Humans exhibit remarkable accuracy detecting and recognizing visual objects in natural images, even when images are presented for very short durations (i.e. as little as 20 msec) followed by 1/f noise masks.  Such results have been interpreted as evidence that object recognition is primarily mediated by a feed-forward pipeline passing upward through the visual processing hierarchically.  However, all masks are not created equal.  For example, it can easily be shown that scrambled natural scenes are much more effective masks than are solid gray backgrounds.  Still, it is not well known what makes a mask effective.  Understanding this phenomenon may be critical to building accurate models of the human visual system. To gain insight into the target/mask relationship, we conducted a series of Speed-of-Sight psychophysical experiments.

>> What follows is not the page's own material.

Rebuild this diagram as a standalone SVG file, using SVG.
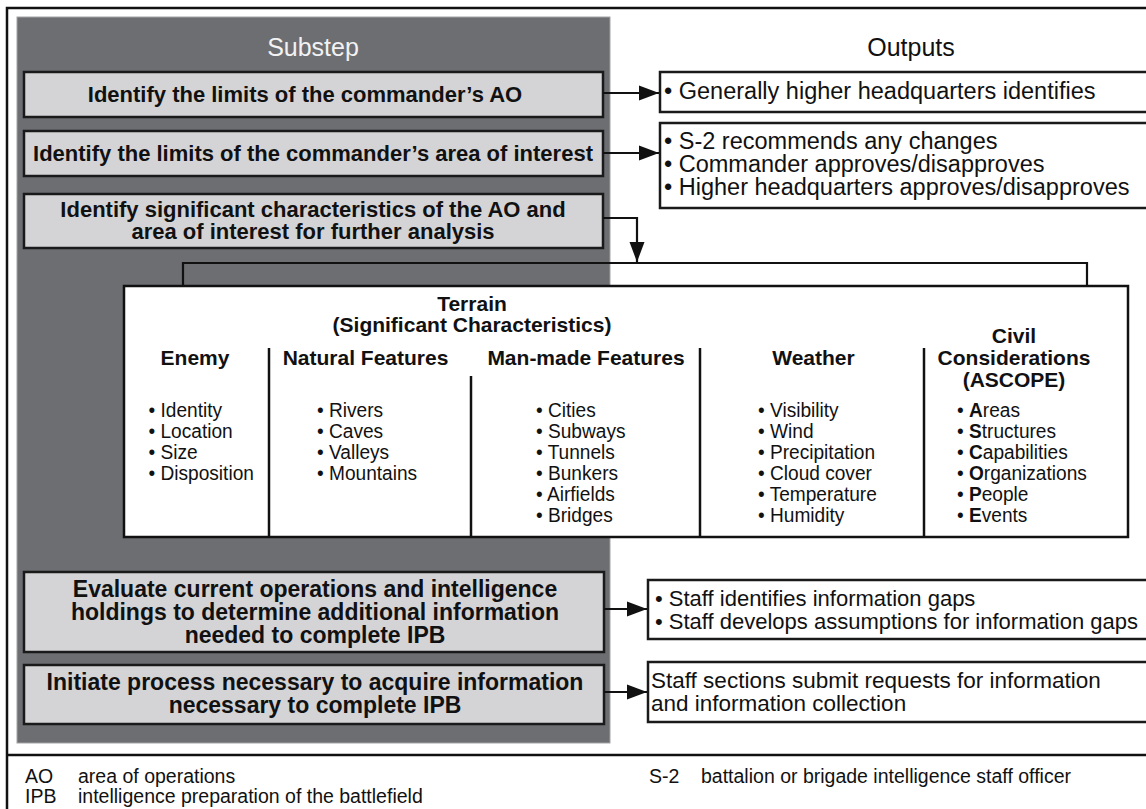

Subjects were instructed to report whether an object (e.g. animal) was present in a briefly displayed image, quickly followed by a mask whose characteristics were varied.  Performance accuracy was strongly influenced by the Stimulus Onset Asynchrony (SOA, the delay between the image and mask onsets, respectively) and the nature of the masks.

In animal/no-animal forced choice tasks, we observed a consistent pattern of mask effectiveness across subjects.  Natural scenes and 1/f noise masked most effectively, reducing overall performance to approximately 60% to 65%, respectively, at an SOA of 20 msec, whereas white noise or gray backgrounds were considerably less effective, allowing performance to reach approximately 90% to 95%, respectively, at the same 20 msec SOA.  To assess the role of spatial structure, which was present in both the natural scenes and 1/f noise masks but not in the white noise or gray background masks, we developed synthetic stimuli consisting of black & white line drawings; either containing a broken but smooth closed contour (amoeba) embedded in a field of curved line segments drawn from the same statistical distribution (clutter), or else containing just clutter alone.  Interestingly, masks consisting of either amoeba+clutter or else containing clutter alone were intermediate in effectiveness, reducing performance to approximately 70% to 75%, respectively, at a 20 msec SOA.  

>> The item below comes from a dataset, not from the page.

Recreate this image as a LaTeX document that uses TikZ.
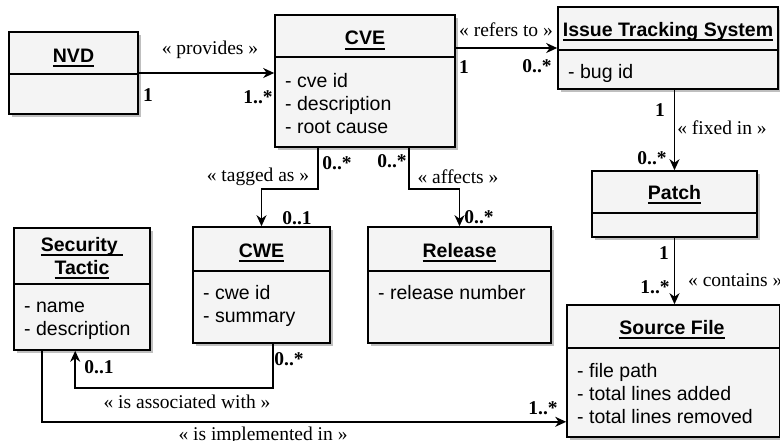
\documentclass[tikz,border=0pt]{standalone}
\usepackage{fontspec}
\setmainfont{Liberation Serif}
\setsansfont{Liberation Sans}
\usetikzlibrary{arrows.meta,shadows,calc}
% underlined class name: a 1.6pt rule just below the baseline
\newcommand\uln[1]{\setbox0\hbox{#1}\leavevmode\rlap{\vrule height -3.4pt depth 5pt width \wd0}\box0}

\begin{document}
\begin{tikzpicture}[x=1pt,y=-1pt,
  classbox/.style={draw=black, line width=1.6pt, fill=gray!9, inner sep=0pt,
    drop shadow={shadow xshift=3pt, shadow yshift=-3pt, fill=gray!50, opacity=1}},
  sep/.style={line width=1.6pt},
  title/.style={font=\sffamily\bfseries\fontsize{19.5}{23.4}\selectfont, anchor=base, inner sep=0pt},
  attr/.style={font=\sffamily\fontsize{19.5}{23.4}\selectfont, anchor=base west, inner sep=0pt},
  lbl/.style={font=\fontsize{19.5}{23.4}\selectfont, inner sep=0pt},
  mult/.style={font=\bfseries\fontsize{19.5}{23.4}\selectfont, inner sep=0pt},
  link/.style={line width=1.6pt, -{Stealth[length=11pt,width=10pt,inset=3.5pt]}}
]
\useasboundingbox (0,0) rectangle (780,440);

% ---------- classes ----------
\node[classbox, minimum width=129, minimum height=82] (nvd) at (73.5,73) {};
\draw[sep] (nvd.west |- 0,74) -- (nvd.east |- 0,74);
\node[title] (nvdT) at (73.5,62) {\uln{NVD}};

\node[classbox, minimum width=180, minimum height=132] (cve) at (365,81) {};
\draw[sep] (cve.west |- 0,57) -- (cve.east |- 0,57);
\node[title] (cveT) at (365,44.5) {\uln{CVE}};
\node[attr] (cveA1) at (285,87) {- cve id};
\node[attr] (cveA2) at (285,110.4) {- description};
\node[attr] (cveA3) at (285,133.8) {- root cause};

\node[classbox, minimum width=220, minimum height=82] (its) at (668,48) {};
\draw[sep] (its.west |- 0,50) -- (its.east |- 0,50);
\node[title] (itsT) at (668,36) {\uln{Issue Tracking System}};
\node[attr] (itsA1) at (568,78) {- bug id};

\node[classbox, minimum width=165, minimum height=66] (patch) at (674.5,204) {};
\draw[sep] (patch.west |- 0,213) -- (patch.east |- 0,213);
\node[title] (patchT) at (674.5,199) {\uln{Patch}};

\node[classbox, minimum width=213, minimum height=132] (sf) at (673.5,371) {};
\draw[sep] (sf.west |- 0,348) -- (sf.east |- 0,348);
\node[title] (sfT) at (672,334) {\uln{Source File}};
\node[attr] (sfA1) at (577,377) {- file path};
\node[attr] (sfA2) at (577,400.4) {- total lines added};
\node[attr] (sfA3) at (577,423.8) {- total lines removed};

\node[classbox, minimum width=136, minimum height=122] (st) at (82,289) {};
\draw[sep] (st.west |- 0,284) -- (st.east |- 0,284);
\node[title] (stT1) at (82,251) {\uln{Security }};
\node[title] (stT2) at (82,274) {\uln{Tactic}};
\node[attr] (stA1) at (24,312) {- name};
\node[attr] (stA2) at (24,335.4) {- description};

\node[classbox, minimum width=137, minimum height=116] (cwe) at (261.5,285) {};
\draw[sep] (cwe.west |- 0,271) -- (cwe.east |- 0,271);
\node[title] (cweT) at (261.5,257) {\uln{CWE}};
\node[attr] (cweA1) at (203,299) {- cwe id};
\node[attr] (cweA2) at (203,322.4) {- summary};

\node[classbox, minimum width=183, minimum height=116] (rel) at (459.5,285) {};
\draw[sep] (rel.west |- 0,271) -- (rel.east |- 0,271);
\node[title] (relT) at (459.5,257) {\uln{Release}};
\node[attr] (relA1) at (378,299) {- release number};

% ---------- associations ----------
\draw[link] (nvd.east) -- (nvd.east -| cve.west);
\node[lbl] (provides) at (210,50) {« provides »};
\node[mult] (m1) at (148,95) {1};
\node[mult] (m2) at (258,97) {1..*};

\draw[link] (cve.east |- its.west) -- (its.west);
\node[lbl] (refers) at (506,30) {« refers to »};
\node[mult] (m3) at (464,67) {1};
\node[mult] (m4) at (537,66) {0..*};

\draw[link] (patch.north |- its.south) -- (patch.north);
\node[mult] (m5) at (660,110) {1};
\node[lbl] (fixed) at (722,128) {« fixed in »};
\node[mult] (m6) at (652,158) {0..*};

\draw[link] (patch.south) -- (patch.south |- sf.north);
\node[mult] (m7) at (664,253) {1};
\node[mult] (m8) at (655,287) {1..*};
\node[lbl, anchor=west] (contains) at (688,280) {« contains »};

\draw[link] ($(cve.south west)+(44,0)$) -- ++(0,41) -| (cwe.north);
\node[mult] (m9) at (337,163) {0..*};
\node[lbl] (tagged) at (258,177) {« tagged as »};
\node[mult] (m10) at (297,218) {0..1};

\draw[link] ($(cve.south west)+(135,0)$) -- ++(0,41) -| (rel.north);
\node[mult] (m11) at (392,161) {0..*};
\node[lbl] (affects) at (458,177) {« affects »};
\node[mult] (m12) at (479,217) {0..*};

\draw[link] ($(cwe.south west)+(81,0)$) -- ++(0,44) -| ($(st.south west)+(62,0)$);
\node[mult] (m13) at (289,359) {0..*};
\node[mult] (m14) at (99,367) {0..1};
\node[lbl] (assoc) at (187,402) {« is associated with »};

\draw[link] ($(st.south west)+(29,0)$) |- ($(sf.south west)+(0,-16)$);
\node[lbl] (impl) at (263,436) {« is implemented in »};
\node[mult] (m15) at (543,408) {1..*};
\end{tikzpicture}
\end{document}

Closer examination revealed that for certain animal-targets,  specific amoeba+clutter-masks were especially effective.  In particular, those images in which by chance the animal-target appeared in the same area of the visual field and possessed contours similar to the amoeba in the amoeba+clutter mask, reduced overall performance to near 50%.  This observation led us to investigate whether an "optimal" mask for the animal/no-animal task might be constructed by using images containing objects at similar locations and possessing similar shapes and textures.  We therefore constructed a data-base of images containing either cats (targets) or dogs (masks) and tested subjects in a cat/no-cat task.  In these experiments, 1/f noise masks reduced overall performance to approximately 65% at a 20 msec SOA, as in the animal/no-animal task, whereas masks containing dogs reduced performance to approximately chance (50%) at the same SOA.  Using images of dogs as a masks, overall performance on the cat/no-cat task require an SOA of nearly 80 msec to reach 80%.  

To further investigate mask / target pairing efficacy, we designed an LED task for which the various parameters underlying mask effectiveness (occluding vs. non-occluding, agreement in the visual field) could be systematically controlled. Targets were numbers or patterns, depicted on a 7-segment LED-like display. Masks consisted of numbers, letters and non-meaningful subsets of the same 7 segments.  As hypothesized, the numeral 8 (all segments on) served as an effective universal mask requiring long SOAs (80 ms or greater) for reliable detection of target digits. This long delay suggests that even basic object recognition might depend on interruptible feedback between successive visual cortical areas.